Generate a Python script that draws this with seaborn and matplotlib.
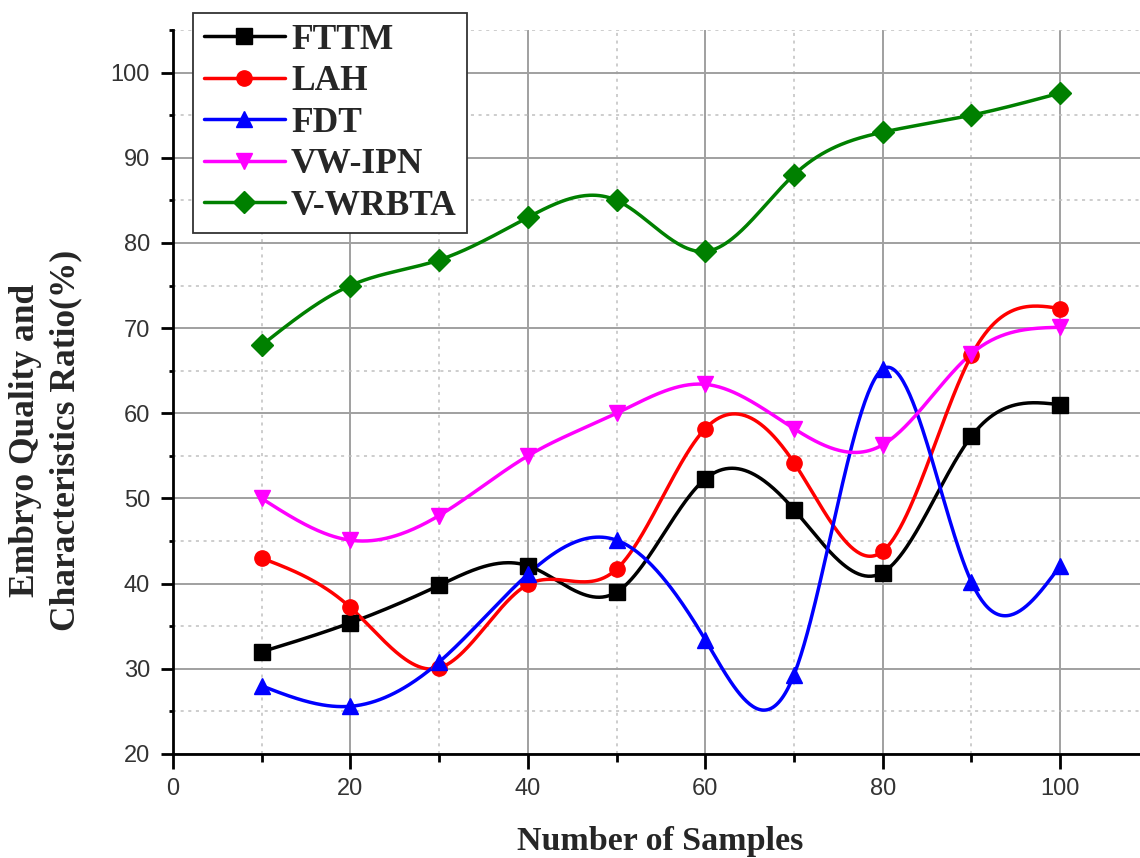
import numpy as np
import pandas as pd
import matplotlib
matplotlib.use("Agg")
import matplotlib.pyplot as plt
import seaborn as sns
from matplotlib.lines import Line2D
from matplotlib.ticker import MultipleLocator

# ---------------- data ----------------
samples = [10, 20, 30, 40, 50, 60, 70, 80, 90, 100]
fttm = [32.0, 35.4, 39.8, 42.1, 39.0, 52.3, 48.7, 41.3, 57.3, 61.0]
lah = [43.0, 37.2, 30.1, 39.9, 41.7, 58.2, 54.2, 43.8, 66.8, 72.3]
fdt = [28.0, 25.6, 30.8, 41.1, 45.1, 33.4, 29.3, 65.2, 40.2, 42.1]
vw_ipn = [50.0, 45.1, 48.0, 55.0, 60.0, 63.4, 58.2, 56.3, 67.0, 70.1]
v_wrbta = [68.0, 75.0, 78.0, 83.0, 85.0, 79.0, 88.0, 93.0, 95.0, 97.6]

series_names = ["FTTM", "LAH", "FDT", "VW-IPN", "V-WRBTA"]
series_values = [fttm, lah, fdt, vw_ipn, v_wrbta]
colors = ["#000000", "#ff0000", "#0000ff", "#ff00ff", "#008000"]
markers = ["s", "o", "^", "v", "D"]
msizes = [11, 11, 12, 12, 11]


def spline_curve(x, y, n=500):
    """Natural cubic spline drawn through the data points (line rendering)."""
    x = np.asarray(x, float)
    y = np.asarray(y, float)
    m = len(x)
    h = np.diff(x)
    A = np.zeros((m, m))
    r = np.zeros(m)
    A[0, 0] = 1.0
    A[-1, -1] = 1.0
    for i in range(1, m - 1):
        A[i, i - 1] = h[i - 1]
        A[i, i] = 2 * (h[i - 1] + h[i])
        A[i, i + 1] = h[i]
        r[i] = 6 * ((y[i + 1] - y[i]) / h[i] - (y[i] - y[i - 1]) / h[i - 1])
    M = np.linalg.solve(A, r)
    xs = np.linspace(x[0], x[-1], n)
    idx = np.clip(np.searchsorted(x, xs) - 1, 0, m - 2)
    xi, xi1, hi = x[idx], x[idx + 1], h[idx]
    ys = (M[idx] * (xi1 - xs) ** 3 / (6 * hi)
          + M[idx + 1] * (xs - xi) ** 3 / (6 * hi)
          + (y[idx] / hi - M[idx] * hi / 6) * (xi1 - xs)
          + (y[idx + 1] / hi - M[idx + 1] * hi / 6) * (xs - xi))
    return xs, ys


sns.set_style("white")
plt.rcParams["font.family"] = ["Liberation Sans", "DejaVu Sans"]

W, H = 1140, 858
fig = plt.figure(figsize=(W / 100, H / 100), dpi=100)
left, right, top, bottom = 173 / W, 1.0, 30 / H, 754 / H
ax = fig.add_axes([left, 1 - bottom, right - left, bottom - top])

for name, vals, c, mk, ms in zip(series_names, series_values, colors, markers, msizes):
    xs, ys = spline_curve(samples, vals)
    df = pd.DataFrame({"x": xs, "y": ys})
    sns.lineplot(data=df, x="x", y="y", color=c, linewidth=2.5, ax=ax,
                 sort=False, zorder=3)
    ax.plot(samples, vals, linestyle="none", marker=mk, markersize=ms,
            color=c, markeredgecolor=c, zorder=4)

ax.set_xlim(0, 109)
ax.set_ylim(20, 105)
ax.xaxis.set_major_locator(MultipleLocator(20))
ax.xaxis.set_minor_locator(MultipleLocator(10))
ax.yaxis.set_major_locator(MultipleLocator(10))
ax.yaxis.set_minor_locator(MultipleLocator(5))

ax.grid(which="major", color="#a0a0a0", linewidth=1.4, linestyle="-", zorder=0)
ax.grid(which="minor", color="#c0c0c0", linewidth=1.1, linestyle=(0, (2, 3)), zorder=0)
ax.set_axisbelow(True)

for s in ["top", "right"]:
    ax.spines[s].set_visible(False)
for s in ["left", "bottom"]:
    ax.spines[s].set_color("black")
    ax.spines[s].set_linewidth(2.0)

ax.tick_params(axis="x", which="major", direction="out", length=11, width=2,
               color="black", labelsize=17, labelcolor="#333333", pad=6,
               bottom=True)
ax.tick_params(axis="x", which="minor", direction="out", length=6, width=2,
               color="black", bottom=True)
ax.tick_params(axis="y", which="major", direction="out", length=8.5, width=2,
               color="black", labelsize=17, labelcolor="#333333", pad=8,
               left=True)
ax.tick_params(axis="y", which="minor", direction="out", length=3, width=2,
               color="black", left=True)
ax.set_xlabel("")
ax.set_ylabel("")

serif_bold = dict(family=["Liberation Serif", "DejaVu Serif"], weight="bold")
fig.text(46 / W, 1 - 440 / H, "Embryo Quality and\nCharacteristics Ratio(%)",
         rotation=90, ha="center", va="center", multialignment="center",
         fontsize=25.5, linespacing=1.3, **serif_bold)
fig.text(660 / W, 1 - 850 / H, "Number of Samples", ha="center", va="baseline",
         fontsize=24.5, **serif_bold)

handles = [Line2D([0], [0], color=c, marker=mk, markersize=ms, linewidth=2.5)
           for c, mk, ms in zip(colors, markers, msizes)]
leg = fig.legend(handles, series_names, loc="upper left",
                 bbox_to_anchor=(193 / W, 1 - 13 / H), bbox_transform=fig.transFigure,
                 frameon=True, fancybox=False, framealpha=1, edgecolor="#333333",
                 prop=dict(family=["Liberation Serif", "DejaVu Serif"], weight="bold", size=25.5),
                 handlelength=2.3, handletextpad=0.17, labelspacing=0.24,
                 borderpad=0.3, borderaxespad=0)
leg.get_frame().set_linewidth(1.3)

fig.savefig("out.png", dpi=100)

- - - -

WRITTEN TASK: Take the lines from the start of the material to the line with "return xs, ys", both included, and transcribe them exactly without the pictures.

EXERCISE SOLUTION:
Generate a Python script that draws this with seaborn and matplotlib.
import numpy as np
import pandas as pd
import matplotlib
matplotlib.use("Agg")
import matplotlib.pyplot as plt
import seaborn as sns
from matplotlib.lines import Line2D
from matplotlib.ticker import MultipleLocator

# ---------------- data ----------------
samples = [10, 20, 30, 40, 50, 60, 70, 80, 90, 100]
fttm = [32.0, 35.4, 39.8, 42.1, 39.0, 52.3, 48.7, 41.3, 57.3, 61.0]
lah = [43.0, 37.2, 30.1, 39.9, 41.7, 58.2, 54.2, 43.8, 66.8, 72.3]
fdt = [28.0, 25.6, 30.8, 41.1, 45.1, 33.4, 29.3, 65.2, 40.2, 42.1]
vw_ipn = [50.0, 45.1, 48.0, 55.0, 60.0, 63.4, 58.2, 56.3, 67.0, 70.1]
v_wrbta = [68.0, 75.0, 78.0, 83.0, 85.0, 79.0, 88.0, 93.0, 95.0, 97.6]

series_names = ["FTTM", "LAH", "FDT", "VW-IPN", "V-WRBTA"]
series_values = [fttm, lah, fdt, vw_ipn, v_wrbta]
colors = ["#000000", "#ff0000", "#0000ff", "#ff00ff", "#008000"]
markers = ["s", "o", "^", "v", "D"]
msizes = [11, 11, 12, 12, 11]


def spline_curve(x, y, n=500):
    """Natural cubic spline drawn through the data points (line rendering)."""
    x = np.asarray(x, float)
    y = np.asarray(y, float)
    m = len(x)
    h = np.diff(x)
    A = np.zeros((m, m))
    r = np.zeros(m)
    A[0, 0] = 1.0
    A[-1, -1] = 1.0
    for i in range(1, m - 1):
        A[i, i - 1] = h[i - 1]
        A[i, i] = 2 * (h[i - 1] + h[i])
        A[i, i + 1] = h[i]
        r[i] = 6 * ((y[i + 1] - y[i]) / h[i] - (y[i] - y[i - 1]) / h[i - 1])
    M = np.linalg.solve(A, r)
    xs = np.linspace(x[0], x[-1], n)
    idx = np.clip(np.searchsorted(x, xs) - 1, 0, m - 2)
    xi, xi1, hi = x[idx], x[idx + 1], h[idx]
    ys = (M[idx] * (xi1 - xs) ** 3 / (6 * hi)
          + M[idx + 1] * (xs - xi) ** 3 / (6 * hi)
          + (y[idx] / hi - M[idx] * hi / 6) * (xi1 - xs)
          + (y[idx + 1] / hi - M[idx + 1] * hi / 6) * (xs - xi))
    return xs, ys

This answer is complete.